Estas ideias não são retórica. São o que de facto deve separar o trigo do joio em política. Lutar, por exemplo, por melhores condições de vida para as pessoas, reivindicar melhores salários e igualdade salarial para mulheres e homens que desempenham a mesma tarefa, lutar contra o desemprego, lutar por uma sistema de educação universal, exigir um serviço público de saúde para todos, reivindicar igual ocupação do espaço público por mulheres e homens, pugnar por que ninguém seja excluído em função da cor da pele, reivindicar reconhecimento de identidade de transgéneros e transexuais, lutar pelo casamento entre pessoas do mesmo sexo, exigir que casais do mesmo sexo sejam candidatos à adopção de crianças, tudo isto são dimensões da Dignidade Humana, que têm a mesma importância e são centrais no que é a construção de uma sociedade democrática.

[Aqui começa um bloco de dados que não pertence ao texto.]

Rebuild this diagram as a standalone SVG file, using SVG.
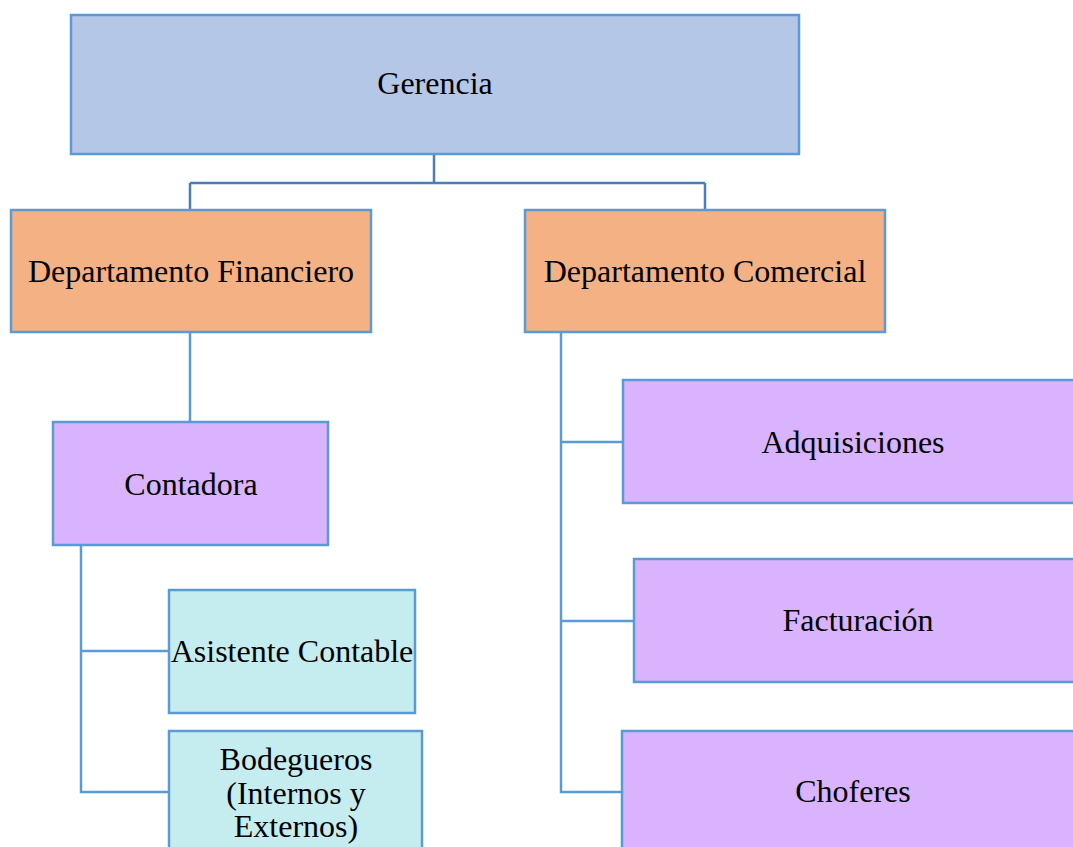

Por isso, num momento de transformações radicais na sociedade europeia impostas por uma revolução de inspiração ideológica neoliberal que tem como objectivo subverter a democracia e atacar os Direitos Humanos - ao aprofundarem as desigualdades e ao empobrecem a população - é vital que não se deixe cair a noção de Dignidade Humana. É estruturante em qualquer pensamento democrático, seja de esquerda seja de direita, mas, insisto, democrático, a defesa da Dignidade Humana, o que só é possível respeitando os Direitos Humanos. E quando se fala em Direitos Humanos no século XXI, fala-se de todos os direitos: os políticos, os sociais, os económicos, os laborais, os de identidade. Não há direitos prioritários nem mais ou menos importantes.

A democracia é algo em transformação hoje, como o foi antes. Defender e aprofundar a democracia hoje é a forma de lutar contra a avassaladora revolução em curso que procura esmagar a Dignidade Humana de larguíssima parte da população europeia. Lutar pelos Direitos Humanos, em todas as suas dimensões e diversidade, é combater a revolução desigualitária que está em curso. Por isso, fazê-lo, hoje, pressupõe ir para além da defesa da democracia do Modelo Social Europeu, que manteve exclusões.

Significa ser capaz de lutar pela construção de uma sociedade em que todas as pessoas sejam igualmente reconhecidas e aceites, sejam homens, sejam mulheres, sejam heterossexuais, sejam gays, sejam lésbicas, sejam transexuais, sejam brancos, sejam pretos, sejam ciganos, sejam portadores de deficiência, sejam não portadores de deficiência. E não ficar agarrado a referências e a modelos desigualitários e redutores, que reproduzem estereótipos, racistas, sexistas, homofóbicos. Em suma, que excluem.